Fortunately, even if “Back the Night” disappoints in substance, it—including Lopez’s script—excels in style. In fact, one reason the turn is so shocking is that the “competitive university in your part of the country” feels so real. Lopez gives her characters meaningful, complex relationships and imbues the plot with slow-burning drama. Jesser, Horwitz, and particularly Collins bring depth, subtlety, and humor to their characters, who crack wise about such familiar topics as rich parents, English degrees, and Beyonce-singing a cappella groups. Aided by Michael Underhill’s portrayal, even Brandon, Em’s boyfriend and a seemingly simple “bro” who only gets a few scenes, becomes an honest portrait of the good in fraternities. Ensemble actors Stephanie Clayman and John Kooi acquit themselves admirably in a wide variety of roles, constructing the adult world in which the students find so much wrong.

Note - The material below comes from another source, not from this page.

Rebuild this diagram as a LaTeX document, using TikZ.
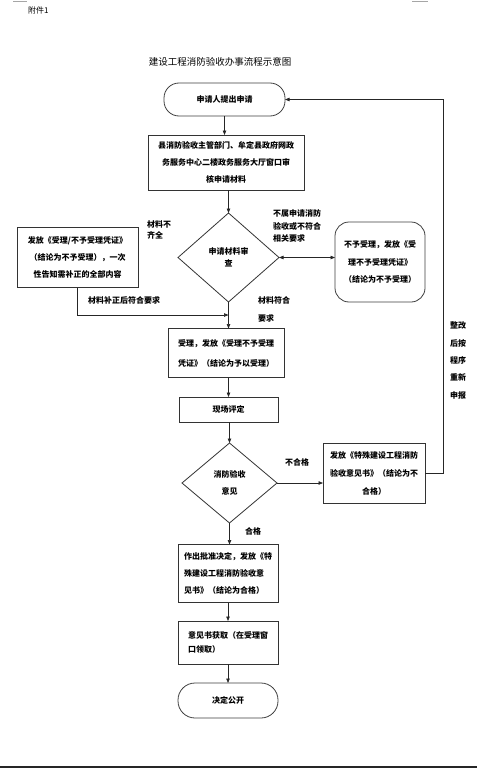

The production staff also deserves high praise. Director Daniela Varon builds tension throughout, and the play’s final scenes thrill thanks in part to her craftsmanship. Scenic designer Rob Eastman-Mullins’s set is gorgeous. Autumn leaves, Greek letters, and other collegiate imagery unobtrusively but firmly establish the play in its setting. The permanent background flexibly accommodates a range of scenes, with the help of Varon’s creative blocking and David Wilson’s lighting; a conversation in a car, created using only chairs, lights, and pantomime, was surprisingly visually compelling.

In short, every element of the production developed after Lopez first decided to make her women liars is excellent. Lopez’s actual writing, the cast’s acting, the staff’s staging—fantastic. Tragically, although this execution makes for 90 minutes of great theater, the most striking aspect of “Back the Night” is its confounding moral. What point does it make that a brave, charismatic character who wants to change the world falls into an outdated, dangerous stereotype? And insofar as fiction fundamentally reveals truth, how much truth can a story tell when it takes place in a world so different from our own, in which men who escape consequences for their awful actions are far more common than women who completely invent their own assault? One would hope that the national dialogue about campus violence would finally yield some answers to disturbing questions, not create new ones.